11. Whether the plaintiff has no claim against the defendants 1/1 to 1/9? If so, its effect?
12. Whether the suit has abated?
6. After taking evidence of the parties, the court came to the conclusionthat the transaction in dispute was usufructuary mortgage and not a sale and the evidence of the appellants on the point was false. The trial court further held that a deed of relinquishment was executed by Smt. Kalawati, defendant No. 4 in favour of her three brothers on 10-12-47 and by that the plaintiff became one of the mortgagors and entitled to sue and after the deed of relinquishment executed by defendants Nos. 5 and 6 in his favour he became the sole mortgagor. The trial court further held that the suit was properly valued and the court-fee was sufficiently paid. It also held that the original mortgagee or the appellants had not made any improvement and they are not entitled to any amount on that account. It rejected the plaintiff's plea that plaintiff has relinquished his rights in favour of defendant.
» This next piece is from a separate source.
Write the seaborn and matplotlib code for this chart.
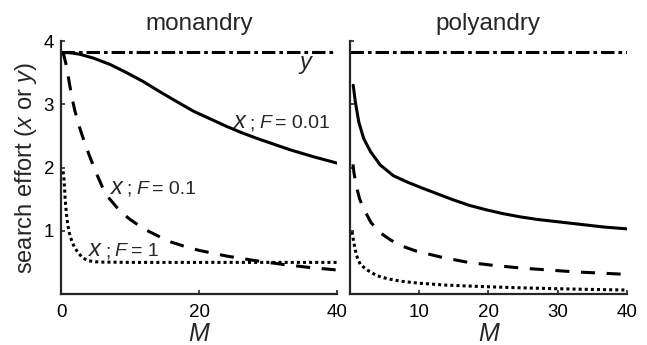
import matplotlib
matplotlib.use("Agg")
import matplotlib.pyplot as plt
from matplotlib.offsetbox import TextArea, HPacker, AnnotationBbox
import seaborn as sns
import pandas as pd


# -------------------------------
# DATA
# -------------------------------
y_level = 3.82
y_M = [0, 40]

# monandry
mono_M_f001 = [0, 1.3, 2.75, 4.7, 7.1, 9.5, 11.9, 14.3, 16.8, 19.2, 21.6,
               24, 26.2, 28.4, 30.8, 33.2, 36.6, 40]
mono_x_f001 = [3.82, 3.815, 3.79, 3.73, 3.63, 3.50, 3.36, 3.20, 3.04, 2.89,
               2.77, 2.65, 2.55, 2.46, 2.37, 2.28, 2.17, 2.07]

mono_M_f01 = [0, 0.4, 0.8, 1.2, 1.6, 2.0, 2.5, 3.0, 3.5, 4.0, 4.5, 5, 6, 7,
              8, 9, 10, 12, 14, 16, 18, 20, 24, 28, 32, 36, 40]
mono_x_f01 = [3.82, 3.78, 3.60, 3.34, 3.10, 2.90, 2.70, 2.53, 2.37, 2.22,
              2.08, 1.94, 1.69, 1.51, 1.38, 1.27, 1.18, 1.03, 0.92, 0.82,
              0.75, 0.69, 0.60, 0.53, 0.47, 0.42, 0.38]

mono_M_f1 = [0.3, 0.45, 0.6, 0.8, 1.0, 1.2, 1.4, 1.7, 2.0, 2.5, 3.0, 3.5,
             4.0, 5, 6, 10, 20, 30, 40]
mono_x_f1 = [1.94, 1.80, 1.50, 1.25, 1.08, 0.97, 0.89, 0.80, 0.73, 0.65,
             0.59, 0.55, 0.525, 0.51, 0.505, 0.50, 0.50, 0.50, 0.50]

# polyandry
poly_M_f001 = [0.5, 0.8, 1.3, 2.0, 3.0, 4.4, 6.3, 8.3, 10.1, 12.5, 14.9,
               17.3, 19.75, 22.15, 24.6, 27, 29.4, 31.8, 34.2, 36.6, 40]
poly_x_f001 = [3.30, 3.04, 2.72, 2.46, 2.25, 2.04, 1.87, 1.77, 1.69, 1.59,
               1.49, 1.40, 1.33, 1.27, 1.22, 1.18, 1.15, 1.12, 1.09, 1.06,
               1.03]

poly_M_f01 = [0.46, 0.6, 1.0, 1.43, 2.0, 3.06, 4.5, 5.95, 7.5, 9.55, 13.3,
              17.1, 20.95, 24.8, 28.6, 32.5, 36.3, 40]
poly_x_f01 = [2.05, 1.92, 1.68, 1.50, 1.35, 1.13, 0.96, 0.85, 0.76, 0.68,
              0.58, 0.50, 0.45, 0.41, 0.38, 0.35, 0.33, 0.31]

poly_M_f1 = [0.32, 0.56, 0.94, 1.5, 2.5, 3.9, 5.5, 7.5, 10.1, 14, 19.75, 25,
             29.4, 35, 40]
poly_x_f1 = [0.985, 0.83, 0.62, 0.47, 0.38, 0.29, 0.24, 0.20, 0.17, 0.14,
             0.115, 0.097, 0.085, 0.072, 0.063]

mono_xticks = [0, 20, 40]
poly_xticks = [10, 20, 30, 40]
yticks = [1, 2, 3, 4]


# -------------------------------
# STYLE
# -------------------------------
sns.set_theme(style="ticks")
plt.rcParams["font.family"] = ["Liberation Sans", "DejaVu Sans"]
plt.rcParams["mathtext.fontset"] = "custom"
plt.rcParams["mathtext.rm"] = "Liberation Sans"
plt.rcParams["mathtext.it"] = "Liberation Sans:italic"

LW = 2.2
SOLID = "-"
DASHED = (0, (4.6, 3.8))
DOTTED = (0, (1.0, 1.0))
DASHDOT = (0, (4.4, 1.3, 1.2, 1.3))
EDGE = "#262626"
FS = 13.5


def draw_line(ax, M, vals, ls):
    df = pd.DataFrame({"M": M, "val": vals})
    sns.lineplot(data=df, x="M", y="val", ax=ax, color="black",
                 linewidth=LW, linestyle=ls, estimator=None)


def style_axes(ax, xticks, show_ylabels):
    ax.set_xlim(0, 40)
    ax.set_ylim(0, 4)
    ax.set_xticks(xticks)
    ax.set_yticks(yticks)
    if not show_ylabels:
        ax.set_yticklabels([])
    for s in ["top", "right"]:
        ax.spines[s].set_visible(False)
    for s in ["left", "bottom"]:
        ax.spines[s].set_linewidth(1.6)
        ax.spines[s].set_color(EDGE)
    ax.tick_params(direction="in", length=3, width=1.2, color=EDGE,
                   labelsize=FS, colors="black")
    ax.tick_params(axis="x", pad=7)
    ax.tick_params(axis="y", pad=5)
    ax.set_xlabel("M", fontsize=18, fontstyle="italic", labelpad=1)
    ax.set_ylabel("")


def curve_label(ax, M, val, value_text):
    # the italic x is drawn a bit larger than the rest, like in the original
    parts = [
        TextArea("x", textprops=dict(fontsize=17, fontstyle="italic")),
        TextArea(";", textprops=dict(fontsize=FS + 0.5)),
        TextArea("F", textprops=dict(fontsize=FS + 0.5, fontstyle="italic")),
        TextArea("= " + value_text, textprops=dict(fontsize=FS + 0.5)),
    ]
    box = HPacker(children=parts, align="baseline", pad=0, sep=3)
    ab = AnnotationBbox(box, (M, val), xycoords="data",
                        box_alignment=(0, 0.5), frameon=False, pad=0)
    ax.add_artist(ab)


# -------------------------------
# PLOT
# -------------------------------
fig = plt.figure(figsize=(6.47, 3.45), dpi=100)
ax1 = fig.add_axes([0.0943, 0.1478, 0.4266, 0.7333])
ax2 = fig.add_axes([0.5406, 0.1478, 0.4283, 0.7333])

# monandry
draw_line(ax1, y_M, [y_level, y_level], DASHDOT)
draw_line(ax1, mono_M_f001, mono_x_f001, SOLID)
draw_line(ax1, mono_M_f01, mono_x_f01, DASHED)
draw_line(ax1, mono_M_f1, mono_x_f1, DOTTED)
style_axes(ax1, mono_xticks, True)
ax1.set_title("monandry", fontsize=17.5, pad=8)
ax1.set_ylabel("search effort ($x$ or $y$)", fontsize=17, labelpad=3)

ax1.text(35.4, 3.66, "y", fontsize=17, fontstyle="italic",
         ha="center", va="center")
curve_label(ax1, 25.0, 2.72, "0.01")
curve_label(ax1, 7.2, 1.69, "0.1")
curve_label(ax1, 4.1, 0.70, "1")

# polyandry
draw_line(ax2, y_M, [y_level, y_level], DASHDOT)
draw_line(ax2, poly_M_f001, poly_x_f001, SOLID)
draw_line(ax2, poly_M_f01, poly_x_f01, DASHED)
draw_line(ax2, poly_M_f1, poly_x_f1, DOTTED)
style_axes(ax2, poly_xticks, False)
ax2.set_title("polyandry", fontsize=17.5, pad=8)

fig.savefig("out.png", dpi=100)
On the above findings, the trial court decreed the plaintiff's suit for redemption on payment of Rs. 2,500.
7. The appellants who were the successors and defendants 1 and 2 filed an appeal in the courts below and lower appellate court after hearing the case dismissed the appeal and confirmed the decree of the trial court.
8. There is a concurrent finding of fact given by the two courts below that the transaction dated 10-1-1930 was a usufructuary mortgage and not a sale, and the case set up by the appellants that the transaction, in fact, was a sale and it was given the shape or colour of a usufructuary mortgage in order to defeat a claim of pre-emption or custom of Zari Chaharam was false. This is purely a finding of fact which cannot be challenged in second appeal. Learned counsel for the appellants did not challenge the finding of the courts below that the suit was properly valued and the court-fee paid was sufficient. Learned counsel also did not challenge the finding of the court below that the suit did not abate on the death of Devi Prasad. The finding of the Court below that the plaintiff and his co-sharer did not relinquish the right in favour of the defendants is also a concurrent finding of fact which cannot be challenged in second appeal.
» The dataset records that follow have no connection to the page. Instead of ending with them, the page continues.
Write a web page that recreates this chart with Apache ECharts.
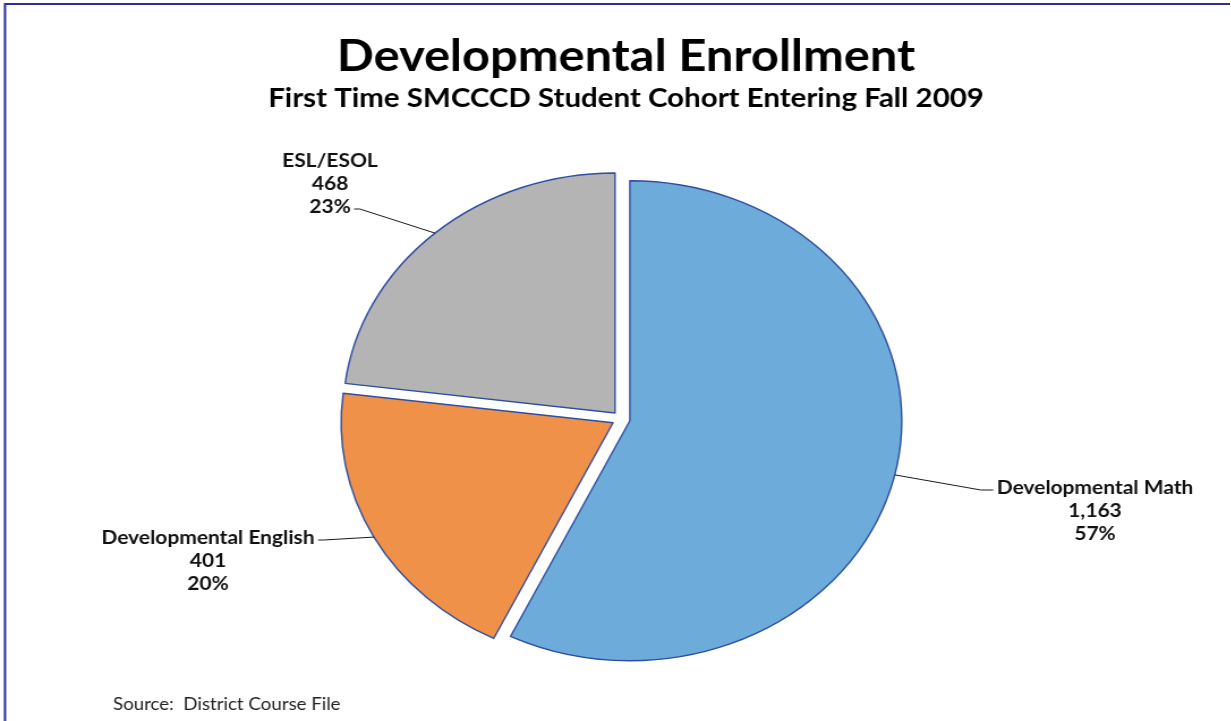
<!DOCTYPE html>
<html>
<head>
<meta charset="utf-8">
<script src="https://cdn.jsdelivr.net/npm/echarts@6/dist/echarts.min.js"></script>
<style>
  html, body { margin: 0; padding: 0; background: #ffffff; overflow: hidden; }
  #wrap { position: relative; width: 1231px; height: 721px; overflow: hidden; background: #fff; }
  #chart { position: absolute; left: 0; top: 0; height: 721px; transform-origin: 0 0; }
</style>
</head>
<body>
<div id="wrap"><div id="chart"></div></div>
<script>
// ---- data ----
const categories = ['Developmental Math', 'Developmental English', 'ESL/ESOL'];
const values = [1163, 401, 468];
const sliceColors = ['#6DABDB', '#F0914A', '#B4B4B4'];
const titleText = 'Developmental Enrollment';
const subtitleText = 'First Time SMCCCD Student Cohort Entering Fall 2009';
const sourceText = 'Source:  District Course File';

// ---- layout (the original picture is stretched horizontally, so the whole chart is) ----
const SX = 1.133;
const W = 1231 / SX;
const CX = 621 / SX, CY = 419, R = 240, OFF = 8;
const FONT = 'Lato, "Open Sans", sans-serif';
const LH = 23;
const LABEL_FS = 18.5;
const LABEL_SPEC = [
  { x: 1095 / SX, y: 476.5, side: 'left', line: 0 },
  { x: 208 / SX, y: 526.5, side: 'right', line: 0 },
  { x: 330 / SX, y: 149.5, side: 'right', line: 2 }
];

const el = document.getElementById('chart');
el.style.width = W + 'px';
el.style.transform = 'scaleX(' + SX + ')';

const total = values.reduce((a, b) => a + b, 0);
const midAngles = [];
(function () { let acc = 0; values.forEach(v => { midAngles.push((acc + v / 2) / total * Math.PI * 2); acc += v; }); })();

const mctx = document.createElement('canvas').getContext('2d');
mctx.font = 'bold ' + LABEL_FS + 'px ' + FONT;

const common = {
  type: 'pie',
  radius: R,
  startAngle: 90,
  clockwise: true,
  silent: true,
  emphasis: { disabled: true }
};

// one exploded slice per series: each series is pushed out along its slice's mid-angle
const sliceSeries = categories.map((name, i) => Object.assign({}, common, {
  center: [CX + OFF * Math.sin(midAngles[i]), CY - OFF * Math.cos(midAngles[i])],
  label: { show: false },
  labelLine: { show: false },
  data: categories.map((n, j) => ({
    name: n,
    value: values[j],
    itemStyle: j === i
      ? { color: sliceColors[j], borderColor: '#2F4EA2', borderWidth: 1.4 }
      : { color: 'rgba(0,0,0,0)', borderWidth: 0 }
  }))
}));

const labelSeries = Object.assign({}, common, {
  center: [CX, CY],
  percentPrecision: 0,
  z: 3,
  itemStyle: { color: 'rgba(0,0,0,0)', borderWidth: 0 },
  label: {
    show: true,
    position: 'outside',
    formatter: p => [p.name, p.value.toLocaleString('en-US'), Math.round(p.percent) + '%'].join('\n'),
    fontFamily: FONT,
    fontWeight: 'bold',
    fontSize: LABEL_FS,
    lineHeight: LH,
    color: '#111',
    align: 'center'
  },
  labelLine: { show: true, lineStyle: { color: '#1a1a1a', width: 1 } },
  labelLayout: function (params) {
    const i = params.dataIndex;
    const s = LABEL_SPEC[i];
    const mid = midAngles[i];
    const ux = Math.sin(mid), uy = -Math.cos(mid);
    const p0 = [CX + (R + OFF) * ux, CY + (R + OFF) * uy];
    const lines = params.text.split('\n');
    const w = mctx.measureText(lines[s.line]).width;
    const ey = s.y + LH * s.line + LH / 2 + 2;
    let end, elbow;
    if (s.side === 'left') {
      end = [s.x - w / 2 - 3, ey];
      elbow = [end[0] - 11, ey];
    } else {
      end = [s.x + w / 2 + 3, ey];
      elbow = [end[0] + 5, ey];
    }
    return { x: s.x, y: s.y, align: 'center', verticalAlign: 'top', labelLinePoints: [p0, elbow, end] };
  },
  data: categories.map((n, j) => ({ name: n, value: values[j] }))
});

const chart = echarts.init(el);
chart.setOption({
  backgroundColor: 'transparent',
  animation: false,
  graphic: [
    { type: 'rect', shape: { x: 5 / SX, y: 4, width: 1260, height: 760 }, style: { fill: 'none', stroke: '#2B2F96', lineWidth: 2 } },
    { type: 'text', x: 626 / SX, y: 57, style: { text: titleText, font: 'bold 43px ' + FONT, fill: '#000', textAlign: 'center', textVerticalAlign: 'middle' } },
    { type: 'text', x: 626 / SX, y: 99, style: { text: subtitleText, font: 'bold 26px ' + FONT, fill: '#000', textAlign: 'center', textVerticalAlign: 'middle' } },
    { type: 'text', x: 113 / SX, y: 705, style: { text: sourceText, font: '16.5px ' + FONT, fill: '#222', textAlign: 'left', textVerticalAlign: 'middle' } }
  ],
  series: sliceSeries.concat([labelSeries])
});
</script>
</body>
</html>
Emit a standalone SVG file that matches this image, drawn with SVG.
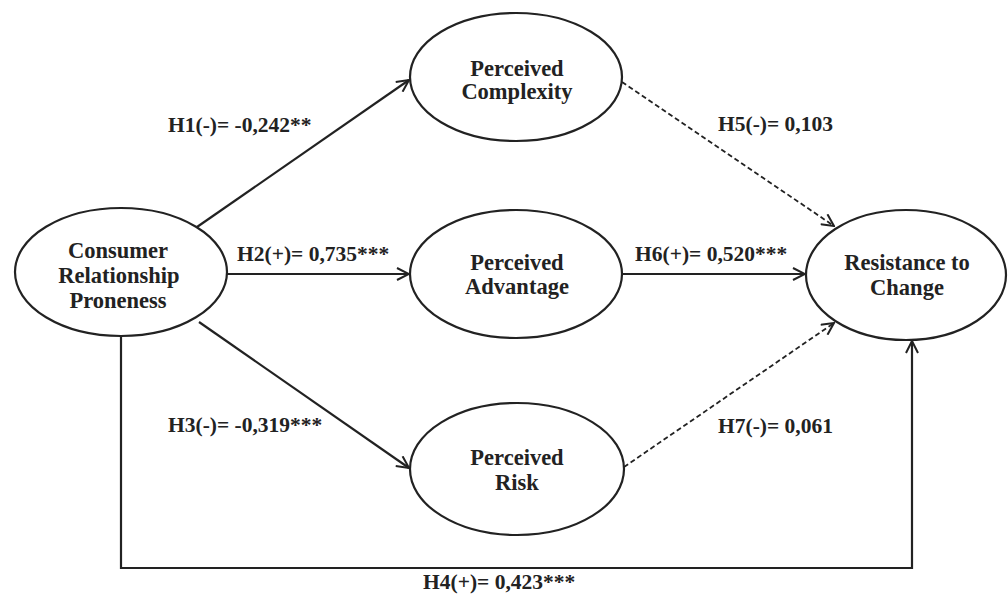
<svg xmlns="http://www.w3.org/2000/svg" width="1008" height="596" viewBox="0 0 1008 596">
<style>
.node ellipse{fill:#fff;stroke:#222;stroke-width:2.2}
.node text,.lbl{font-family:"Liberation Serif","Times New Roman",serif;font-weight:bold;fill:#222}
.lbl{font-size:21.5px}
.node text{text-anchor:middle;font-size:22.5px}
.c{fill:none;stroke:#222;stroke-width:2.2}
.d{stroke-dasharray:5,3;stroke-width:1.8}
</style>
<defs>
<marker id="ah" viewBox="0 0 14 14" refX="13" refY="7" markerWidth="14" markerHeight="14" markerUnits="userSpaceOnUse" orient="auto">
<path d="M1,1 L13,7 L1,13" fill="none" stroke="#222" stroke-width="2"/>
</marker>
</defs>
<rect width="1008" height="596" fill="#fff"/>
<g id="connectors">
<line class="c" x1="197" y1="227" x2="409" y2="80" marker-end="url(#ah)"/>
<line class="c" x1="227" y1="274" x2="409" y2="274" marker-end="url(#ah)"/>
<line class="c" x1="199" y1="322" x2="409" y2="468" marker-end="url(#ah)"/>
<line class="c d" x1="622" y1="82" x2="834" y2="226" marker-end="url(#ah)"/>
<line class="c" x1="622" y1="274" x2="805" y2="274" marker-end="url(#ah)"/>
<line class="c d" x1="624" y1="467" x2="834" y2="323" marker-end="url(#ah)"/>
<polyline class="c" points="121,336 121,568 912,568 912,341" marker-end="url(#ah)"/>
</g>
<g id="labels">
<text class="lbl" x="168" y="132">H1(-)= -0,242**</text>
<text class="lbl" x="237" y="261">H2(+)= 0,735***</text>
<text class="lbl" x="168" y="432">H3(-)= -0,319***</text>
<text class="lbl" x="718" y="131">H5(-)= 0,103</text>
<text class="lbl" x="635" y="261">H6(+)= 0,520***</text>
<text class="lbl" x="718" y="433">H7(-)= 0,061</text>
<text class="lbl" x="423" y="589">H4(+)= 0,423***</text>
</g>
<g id="crp" class="node">
<ellipse cx="121" cy="272" rx="106" ry="64"/>
<text x="118" y="258">Consumer</text>
<text x="119" y="283">Relationship</text>
<text x="118" y="308">Proneness</text>
</g>
<g id="complexity" class="node">
<ellipse cx="516" cy="77" rx="106" ry="64"/>
<text x="517" y="76">Perceived</text>
<text x="517" y="99">Complexity</text>
</g>
<g id="advantage" class="node">
<ellipse cx="516" cy="274" rx="106" ry="64"/>
<text x="517" y="270">Perceived</text>
<text x="517" y="294">Advantage</text>
</g>
<g id="risk" class="node">
<ellipse cx="517" cy="469" rx="107" ry="66"/>
<text x="517" y="465">Perceived</text>
<text x="517" y="490">Risk</text>
</g>
<g id="resistance" class="node">
<ellipse cx="906" cy="275" rx="100" ry="65"/>
<text x="907" y="270">Resistance to</text>
<text x="907" y="295">Change</text>
</g>
</svg>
9. It was, however, contended on behalf of the appellants that according to the case set up by the plaintiff himself in the plaint, Smt. Kalawati alone was entitled to succeed to the property in dispute which was the Stridhan of Smt. Laxmi Bahu. The plaintiff or his twobrothers Chandrabhal and Chandra Shish did not inherit the property at all. It was argued that Smt. Kalawati being the sole owner of the property in dispute could certainly transfer this property to the plaintiff and his other two brothers but she could not execute the deed of release for the deed of release can only feed the title and it cannot transfer the title. Reliance was placed on the ruling reported in Hutchi Gowder v. Bheema Gowder (AIR 1960 Mad 33) which supports the contention of the appellants. But this ruling was referred to by the Supreme Court in the ruling reported in Kuppuswami v. Arumugam (AIR 1967 SC 1395) in which it had been held at page 1397 that 'a deed called a deed of release can, by using words of sufficient amplitude, transfer title to one having no title before the transfer.'
Now in the deed of release executed by Smt. Kalawati Ex. 2 on 10-12-1947 in favour of the plaintiff and her two brothers Chandrabhal and Chandra Shish. she alleged that on the death of Smt. Laxmi Bahu the property in dispute devolved upon the plaintiff and Chandrabhal and Chandra Shish according to the direcion given by Smt. Laxmi Bahu herself, and she was, therefore, executing a deed of release in their favour. If the recitals of the deed Ex. 2 were correct, Chandra Shekhar plaintiff and his brothers defendants Nos. 5 and 6 were already the owners of the disputed property, according to the direction given by Smt. Laxmi Bahu, the original owner, and therefore, they had pre-existing title which was advanced in their favour by Smt. Kalawati by executing this deed of release. If they had no pre-existing title it vested in Smt Kalawati, defendant No. 4 on the death of Smt. Laxmi Bahu end she transferred her rights in favour of the plaintiff and his two brothers by saying that she had no interest in the property in dispute which should go to the plaintiff and his two brothers, and accordingly she was releasing her rights in their favour. She is a party to the suit and she had not challenged the plaintiff's right to sue because she has no interest left in the property in dispute and she regarded the plaintiff to be the owner or the mortgagor of the disputed property, what Smt. Kalawati meant by executing deed of release in favour of the plaintiff and his two brothers was that virtually she was transferring all her rights in the property in dispute in favour of the plaintiff and his brothers. The law laiddown in the Madras case quoted on behalf of the appellant cannot be regarded as good law in yiew of the Supreme Court ruling noted above.
10. Learned counsel for the appellants tried to distinguish the above ruling on the ground that the case in the Supreme Court was a case of the transfer of moveables and not the case of the transfer of equity of redemption. After the execution of the usufructuary mortgage dated 10-1-1930, the mortgagor was left with equity of redemption only. Smt. Kalawati, executor of the deed of release dated 10-12-1947 had also equity of redemption in the disputed property. The terms of the document containing release in the case considered by the Supreme Court are quoted in para 3 of the ruling, and show that release was in respect of the immovable property also end this deed of release was held to be a deed of conveyance. The Supreme Court ruling, therefore, is applicable with all force to the facts of the case. The deed of release relied upon by the plaintiff amounted to deed of conveyance and therefore, the plaintiff was certainly entitled to redeem, and after executing of the deed of release in his favour by his two brothers he was the sole person to redeem the usufructuary mortgage,
11. Both the courts below, therefore, were right in decreeing the plaintiff's suit for redemption. There is no force in this appeal and it is accordingly dismissed with costs.